I never owned many record albums, but I had copies of all of Bruce Springsteen's except "Greetings from Asbury Park." And I listened to The Boss more than any other rocker (except Crosby, Stills, Nash, and Young). Last Wednesday, in Asbury Park, I finally figured out Bruce. And I understood why his message had never resonated with me before.
You see, we expatriate Appalachians are always singing about the beauties of home, and how we want to go there, and how (if in no other way) we want to be buried there. "When I die, won't you bury me on the mountain ... far away in my Blue Ridge Mountain Home."
Bruce is basically all about getting out and not looking back. "It's a town full of losers ... I'm pullin' out of here a winner." Gosh, I sure have absorbed enough of New Jersey to understand that! But seeing the Stone Pony all lit up for a concert, amidst the relict piers and abandoned rehab projects, I finally got The Boss. Now, instead of listening to "Thunder Road," I'm gonna be riding on it.
Thank you, Heir, for teaching a parent well. Finally, finally, I am down with New Jersey.
For any of you who have gotten this far, you might want to put Asbury Park on your radar. They actually have town-sanctioned bonfires on the beach in the wintertime! Yes, all you Pagans out there, you heard me right. I'm drooling too! A perfectly legal beach bonfire! Who's with me?

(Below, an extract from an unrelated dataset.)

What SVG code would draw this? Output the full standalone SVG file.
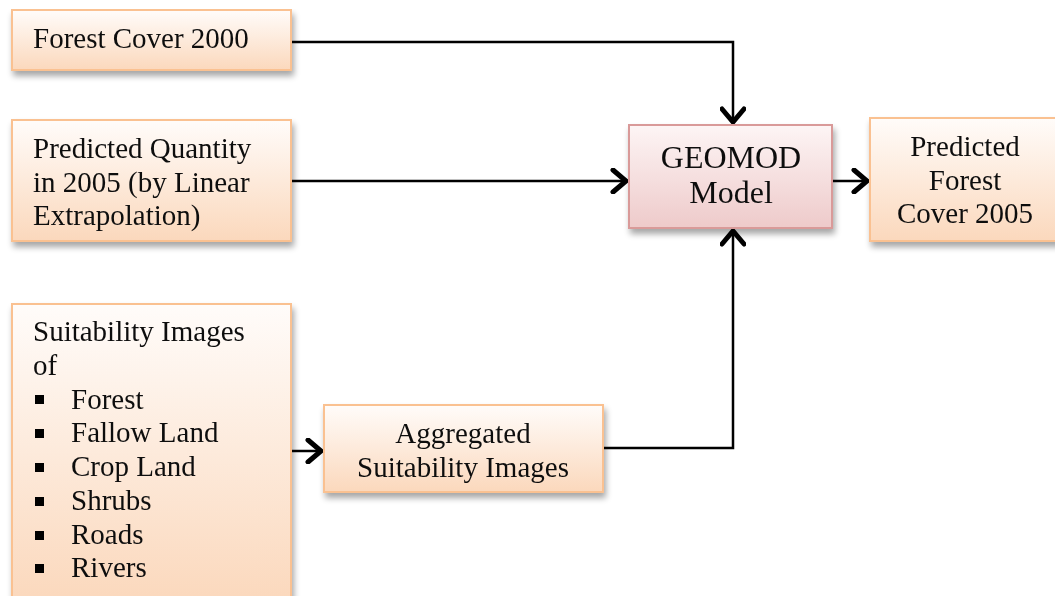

This extended navel gaze represents the end of summer for me. Not that it was much of a summer -- I spent most of it at teacher workshops, fighting the sinking feeling that the brass in my school district seem to think I'm not measuring up. So beginning tomorrow, I sally forth to try to measure up. I go back to school teaching. First, getting the room ready and putting together a Classroom Management Plan. Second, buying the supplies and books that the district can't give me (and if you want to help again, I sure would appreciate it). Third, planning lessons. And more lessons. Lessons according to what the district wants, and lessons according to what Anne thinks her students need to know to connect what they're learning to what their life will be about.
All this is my way of saying that, starting tomorrow or the next day, "The Gods Are Bored" will return to its regular length and subject matter. Believe me, friends, you will be hearing about International Vulture Awareness Day!